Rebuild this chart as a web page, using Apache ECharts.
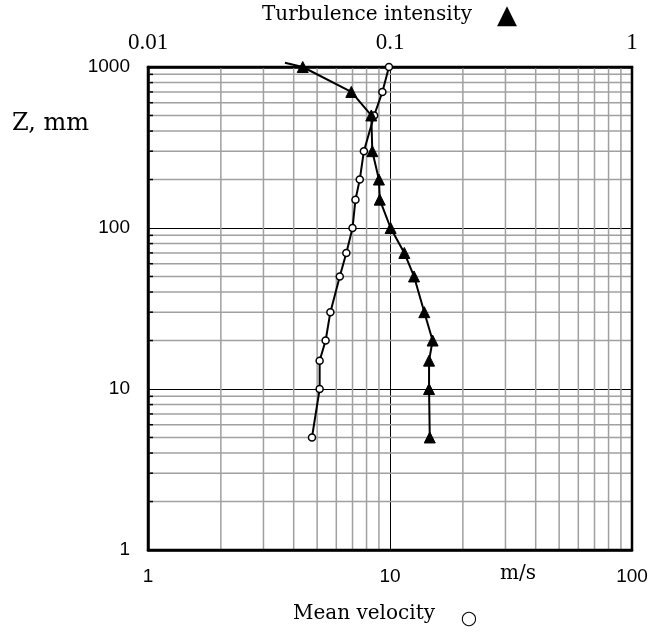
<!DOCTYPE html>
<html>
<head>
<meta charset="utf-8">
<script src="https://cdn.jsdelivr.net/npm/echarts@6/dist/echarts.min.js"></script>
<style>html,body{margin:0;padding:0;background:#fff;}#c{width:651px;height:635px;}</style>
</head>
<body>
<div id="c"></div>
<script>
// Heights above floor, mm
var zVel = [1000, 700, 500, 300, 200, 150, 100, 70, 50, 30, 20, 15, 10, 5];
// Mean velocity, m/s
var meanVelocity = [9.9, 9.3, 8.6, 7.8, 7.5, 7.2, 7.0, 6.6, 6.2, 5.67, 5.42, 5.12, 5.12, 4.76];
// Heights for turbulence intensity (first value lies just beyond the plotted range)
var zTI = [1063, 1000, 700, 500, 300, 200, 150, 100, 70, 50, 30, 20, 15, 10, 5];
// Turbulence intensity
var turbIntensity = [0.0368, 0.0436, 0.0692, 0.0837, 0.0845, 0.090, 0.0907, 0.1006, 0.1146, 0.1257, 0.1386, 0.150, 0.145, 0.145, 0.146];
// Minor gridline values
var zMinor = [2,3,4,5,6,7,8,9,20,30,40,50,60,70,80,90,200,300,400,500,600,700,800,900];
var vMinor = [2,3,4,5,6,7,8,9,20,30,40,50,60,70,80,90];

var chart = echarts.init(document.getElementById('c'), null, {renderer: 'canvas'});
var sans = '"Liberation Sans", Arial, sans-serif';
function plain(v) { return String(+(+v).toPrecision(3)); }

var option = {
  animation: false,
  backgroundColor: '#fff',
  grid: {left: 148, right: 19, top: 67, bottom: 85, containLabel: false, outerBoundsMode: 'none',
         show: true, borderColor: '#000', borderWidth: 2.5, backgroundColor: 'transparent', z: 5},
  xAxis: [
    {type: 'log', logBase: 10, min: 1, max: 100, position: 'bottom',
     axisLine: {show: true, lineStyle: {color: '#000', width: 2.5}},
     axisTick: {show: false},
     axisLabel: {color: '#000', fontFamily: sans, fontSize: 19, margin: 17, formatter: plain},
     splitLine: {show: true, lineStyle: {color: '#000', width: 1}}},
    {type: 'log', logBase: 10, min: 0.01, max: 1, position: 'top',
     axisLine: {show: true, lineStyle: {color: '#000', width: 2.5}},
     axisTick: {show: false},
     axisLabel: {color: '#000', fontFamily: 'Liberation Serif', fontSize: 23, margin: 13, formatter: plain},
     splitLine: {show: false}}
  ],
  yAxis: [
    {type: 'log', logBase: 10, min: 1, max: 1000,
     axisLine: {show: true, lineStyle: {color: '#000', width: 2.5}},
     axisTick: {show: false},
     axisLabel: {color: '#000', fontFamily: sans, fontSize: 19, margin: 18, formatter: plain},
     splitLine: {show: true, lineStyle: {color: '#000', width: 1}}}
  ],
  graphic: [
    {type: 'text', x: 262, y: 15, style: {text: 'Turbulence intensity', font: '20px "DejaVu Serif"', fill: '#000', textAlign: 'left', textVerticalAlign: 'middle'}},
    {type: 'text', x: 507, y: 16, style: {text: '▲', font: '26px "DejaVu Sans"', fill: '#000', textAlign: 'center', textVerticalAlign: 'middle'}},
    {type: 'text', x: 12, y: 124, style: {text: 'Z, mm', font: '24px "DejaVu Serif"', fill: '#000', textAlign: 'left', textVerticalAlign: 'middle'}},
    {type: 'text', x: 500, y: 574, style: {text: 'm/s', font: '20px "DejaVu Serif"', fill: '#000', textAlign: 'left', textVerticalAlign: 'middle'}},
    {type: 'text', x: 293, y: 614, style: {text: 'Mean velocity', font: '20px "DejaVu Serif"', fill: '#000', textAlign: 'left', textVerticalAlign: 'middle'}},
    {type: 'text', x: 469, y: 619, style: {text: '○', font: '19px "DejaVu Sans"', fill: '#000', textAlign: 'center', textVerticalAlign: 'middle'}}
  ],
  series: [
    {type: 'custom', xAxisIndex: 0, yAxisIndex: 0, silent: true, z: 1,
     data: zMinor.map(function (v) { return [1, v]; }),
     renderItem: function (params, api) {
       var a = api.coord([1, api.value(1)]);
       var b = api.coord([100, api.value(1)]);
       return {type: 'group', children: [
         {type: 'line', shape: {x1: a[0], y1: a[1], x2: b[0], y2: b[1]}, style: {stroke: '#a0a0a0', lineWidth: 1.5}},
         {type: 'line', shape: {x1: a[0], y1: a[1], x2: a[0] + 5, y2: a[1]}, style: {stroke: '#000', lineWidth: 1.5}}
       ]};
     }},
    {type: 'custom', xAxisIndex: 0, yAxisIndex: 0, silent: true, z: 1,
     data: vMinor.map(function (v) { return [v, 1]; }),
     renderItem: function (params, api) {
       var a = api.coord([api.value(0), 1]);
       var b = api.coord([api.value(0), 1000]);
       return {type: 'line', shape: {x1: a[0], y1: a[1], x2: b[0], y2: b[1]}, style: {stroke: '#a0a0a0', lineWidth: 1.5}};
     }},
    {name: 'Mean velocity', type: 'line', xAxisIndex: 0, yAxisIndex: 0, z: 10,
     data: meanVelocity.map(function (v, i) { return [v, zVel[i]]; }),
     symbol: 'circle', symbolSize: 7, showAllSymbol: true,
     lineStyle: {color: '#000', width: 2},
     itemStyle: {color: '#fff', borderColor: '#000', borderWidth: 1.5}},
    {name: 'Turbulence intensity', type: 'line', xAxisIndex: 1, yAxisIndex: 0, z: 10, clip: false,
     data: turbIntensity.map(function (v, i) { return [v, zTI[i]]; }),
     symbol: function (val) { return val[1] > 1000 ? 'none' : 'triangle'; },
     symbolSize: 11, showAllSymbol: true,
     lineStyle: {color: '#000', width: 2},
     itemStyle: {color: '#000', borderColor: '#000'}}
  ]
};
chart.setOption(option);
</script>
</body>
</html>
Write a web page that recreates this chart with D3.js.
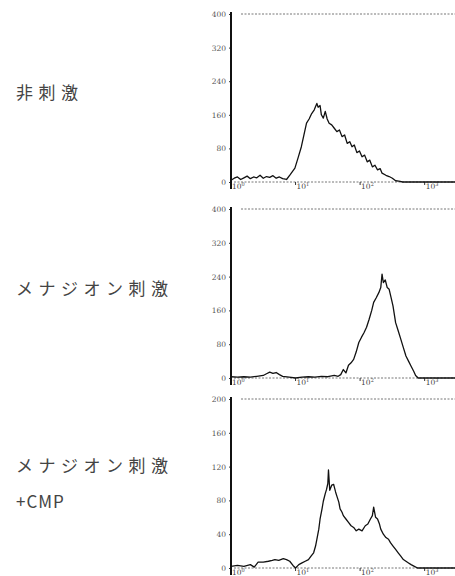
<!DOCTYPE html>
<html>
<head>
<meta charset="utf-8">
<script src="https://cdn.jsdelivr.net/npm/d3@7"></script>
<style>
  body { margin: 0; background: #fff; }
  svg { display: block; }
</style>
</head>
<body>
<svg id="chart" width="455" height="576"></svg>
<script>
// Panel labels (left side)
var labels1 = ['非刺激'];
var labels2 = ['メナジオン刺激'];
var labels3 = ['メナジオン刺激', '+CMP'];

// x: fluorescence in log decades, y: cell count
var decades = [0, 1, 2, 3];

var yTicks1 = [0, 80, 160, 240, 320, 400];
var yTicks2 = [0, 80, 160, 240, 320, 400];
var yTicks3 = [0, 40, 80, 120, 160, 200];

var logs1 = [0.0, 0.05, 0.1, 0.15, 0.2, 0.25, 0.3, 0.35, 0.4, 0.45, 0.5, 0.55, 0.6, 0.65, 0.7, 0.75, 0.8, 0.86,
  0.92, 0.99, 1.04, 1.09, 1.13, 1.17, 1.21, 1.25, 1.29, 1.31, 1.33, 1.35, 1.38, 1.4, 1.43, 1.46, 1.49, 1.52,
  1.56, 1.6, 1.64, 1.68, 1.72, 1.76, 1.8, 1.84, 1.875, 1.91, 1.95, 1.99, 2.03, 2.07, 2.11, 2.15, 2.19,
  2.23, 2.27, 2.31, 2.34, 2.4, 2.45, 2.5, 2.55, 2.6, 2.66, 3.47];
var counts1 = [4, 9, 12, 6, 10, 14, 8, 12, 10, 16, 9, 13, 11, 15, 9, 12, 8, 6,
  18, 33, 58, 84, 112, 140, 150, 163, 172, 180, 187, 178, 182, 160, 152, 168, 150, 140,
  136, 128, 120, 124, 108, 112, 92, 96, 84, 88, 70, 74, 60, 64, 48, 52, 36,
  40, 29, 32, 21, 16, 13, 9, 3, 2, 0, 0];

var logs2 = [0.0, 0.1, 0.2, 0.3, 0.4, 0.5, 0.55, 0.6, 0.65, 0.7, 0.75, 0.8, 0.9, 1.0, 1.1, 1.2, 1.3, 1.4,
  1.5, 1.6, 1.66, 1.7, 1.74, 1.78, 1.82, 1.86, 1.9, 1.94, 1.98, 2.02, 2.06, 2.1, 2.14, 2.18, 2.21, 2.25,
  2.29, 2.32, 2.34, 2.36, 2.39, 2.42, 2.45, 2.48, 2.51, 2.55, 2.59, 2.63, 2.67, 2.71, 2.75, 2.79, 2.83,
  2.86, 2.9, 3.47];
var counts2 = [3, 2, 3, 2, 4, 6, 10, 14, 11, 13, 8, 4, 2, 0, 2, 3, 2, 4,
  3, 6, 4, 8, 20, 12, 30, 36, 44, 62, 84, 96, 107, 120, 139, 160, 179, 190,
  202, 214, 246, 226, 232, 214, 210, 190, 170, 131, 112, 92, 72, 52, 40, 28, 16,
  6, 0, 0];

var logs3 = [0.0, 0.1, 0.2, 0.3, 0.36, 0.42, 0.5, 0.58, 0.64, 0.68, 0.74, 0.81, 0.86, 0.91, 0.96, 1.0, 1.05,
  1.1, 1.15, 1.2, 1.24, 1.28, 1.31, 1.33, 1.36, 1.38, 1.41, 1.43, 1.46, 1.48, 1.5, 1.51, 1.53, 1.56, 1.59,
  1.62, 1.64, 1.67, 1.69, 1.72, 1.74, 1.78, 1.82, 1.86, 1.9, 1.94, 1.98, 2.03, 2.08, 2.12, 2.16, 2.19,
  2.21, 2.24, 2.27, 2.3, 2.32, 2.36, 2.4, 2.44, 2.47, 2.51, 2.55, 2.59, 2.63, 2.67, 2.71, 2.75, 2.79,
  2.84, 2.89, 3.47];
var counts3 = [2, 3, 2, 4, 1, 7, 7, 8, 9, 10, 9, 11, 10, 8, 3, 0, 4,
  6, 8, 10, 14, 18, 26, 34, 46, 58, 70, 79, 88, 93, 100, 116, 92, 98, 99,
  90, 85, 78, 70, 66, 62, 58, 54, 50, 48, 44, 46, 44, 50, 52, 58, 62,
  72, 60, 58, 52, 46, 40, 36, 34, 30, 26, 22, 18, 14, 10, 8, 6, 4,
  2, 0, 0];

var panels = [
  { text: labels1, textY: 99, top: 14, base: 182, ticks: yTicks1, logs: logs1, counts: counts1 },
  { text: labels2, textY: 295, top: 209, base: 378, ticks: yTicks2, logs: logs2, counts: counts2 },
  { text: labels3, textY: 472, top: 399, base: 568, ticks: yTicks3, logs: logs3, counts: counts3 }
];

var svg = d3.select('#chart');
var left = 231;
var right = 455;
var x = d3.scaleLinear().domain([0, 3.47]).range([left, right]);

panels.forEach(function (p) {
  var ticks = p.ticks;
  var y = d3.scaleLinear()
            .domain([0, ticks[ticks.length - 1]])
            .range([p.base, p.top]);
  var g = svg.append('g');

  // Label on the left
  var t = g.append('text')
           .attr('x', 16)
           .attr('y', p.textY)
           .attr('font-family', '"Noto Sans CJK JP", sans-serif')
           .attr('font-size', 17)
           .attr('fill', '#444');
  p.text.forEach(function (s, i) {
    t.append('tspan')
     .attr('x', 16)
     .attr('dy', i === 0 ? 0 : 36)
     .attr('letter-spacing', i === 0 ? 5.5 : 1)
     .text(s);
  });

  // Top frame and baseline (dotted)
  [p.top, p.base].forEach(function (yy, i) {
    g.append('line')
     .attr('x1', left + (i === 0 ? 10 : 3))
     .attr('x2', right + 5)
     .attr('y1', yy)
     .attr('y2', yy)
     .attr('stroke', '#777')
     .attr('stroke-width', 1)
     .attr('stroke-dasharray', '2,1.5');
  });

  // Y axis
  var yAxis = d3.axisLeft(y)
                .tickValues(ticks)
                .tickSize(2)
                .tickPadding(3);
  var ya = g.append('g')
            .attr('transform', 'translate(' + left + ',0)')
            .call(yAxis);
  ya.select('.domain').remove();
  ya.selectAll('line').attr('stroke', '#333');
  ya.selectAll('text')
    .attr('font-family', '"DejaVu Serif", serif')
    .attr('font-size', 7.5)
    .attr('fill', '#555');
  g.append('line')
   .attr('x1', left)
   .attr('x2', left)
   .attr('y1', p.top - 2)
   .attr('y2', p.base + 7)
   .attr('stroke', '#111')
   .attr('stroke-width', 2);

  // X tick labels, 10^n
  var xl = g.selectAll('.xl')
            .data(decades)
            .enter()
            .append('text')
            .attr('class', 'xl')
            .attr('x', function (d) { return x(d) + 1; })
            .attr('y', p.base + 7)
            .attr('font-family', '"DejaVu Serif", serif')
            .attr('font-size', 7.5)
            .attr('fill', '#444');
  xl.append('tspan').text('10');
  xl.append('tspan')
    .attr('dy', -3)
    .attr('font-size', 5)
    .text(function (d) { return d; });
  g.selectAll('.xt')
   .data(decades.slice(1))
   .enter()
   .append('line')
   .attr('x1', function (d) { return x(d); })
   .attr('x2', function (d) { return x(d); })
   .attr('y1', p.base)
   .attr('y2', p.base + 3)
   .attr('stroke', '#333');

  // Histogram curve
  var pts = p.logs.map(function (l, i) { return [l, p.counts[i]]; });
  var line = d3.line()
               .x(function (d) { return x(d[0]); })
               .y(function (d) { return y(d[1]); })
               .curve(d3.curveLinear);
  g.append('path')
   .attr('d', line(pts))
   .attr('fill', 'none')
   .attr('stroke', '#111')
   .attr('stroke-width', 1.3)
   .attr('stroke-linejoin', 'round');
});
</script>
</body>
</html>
※ ※ ※
**WORK TO DO:**
Of the lines above, quote exactly those from the one with "Write a web" through the one with "40, 29, 32, 21, 16, 13, 9, 3, 2, 0, 0];", ends included; pictures stay out.

**SOLUTION FOR THIS TASK:**
Write a web page that recreates this chart with D3.js.
<!DOCTYPE html>
<html>
<head>
<meta charset="utf-8">
<script src="https://cdn.jsdelivr.net/npm/d3@7"></script>
<style>
  body { margin: 0; background: #fff; }
  svg { display: block; }
</style>
</head>
<body>
<svg id="chart" width="455" height="576"></svg>
<script>
// Panel labels (left side)
var labels1 = ['非刺激'];
var labels2 = ['メナジオン刺激'];
var labels3 = ['メナジオン刺激', '+CMP'];

// x: fluorescence in log decades, y: cell count
var decades = [0, 1, 2, 3];

var yTicks1 = [0, 80, 160, 240, 320, 400];
var yTicks2 = [0, 80, 160, 240, 320, 400];
var yTicks3 = [0, 40, 80, 120, 160, 200];

var logs1 = [0.0, 0.05, 0.1, 0.15, 0.2, 0.25, 0.3, 0.35, 0.4, 0.45, 0.5, 0.55, 0.6, 0.65, 0.7, 0.75, 0.8, 0.86,
  0.92, 0.99, 1.04, 1.09, 1.13, 1.17, 1.21, 1.25, 1.29, 1.31, 1.33, 1.35, 1.38, 1.4, 1.43, 1.46, 1.49, 1.52,
  1.56, 1.6, 1.64, 1.68, 1.72, 1.76, 1.8, 1.84, 1.875, 1.91, 1.95, 1.99, 2.03, 2.07, 2.11, 2.15, 2.19,
  2.23, 2.27, 2.31, 2.34, 2.4, 2.45, 2.5, 2.55, 2.6, 2.66, 3.47];
var counts1 = [4, 9, 12, 6, 10, 14, 8, 12, 10, 16, 9, 13, 11, 15, 9, 12, 8, 6,
  18, 33, 58, 84, 112, 140, 150, 163, 172, 180, 187, 178, 182, 160, 152, 168, 150, 140,
  136, 128, 120, 124, 108, 112, 92, 96, 84, 88, 70, 74, 60, 64, 48, 52, 36,
  40, 29, 32, 21, 16, 13, 9, 3, 2, 0, 0];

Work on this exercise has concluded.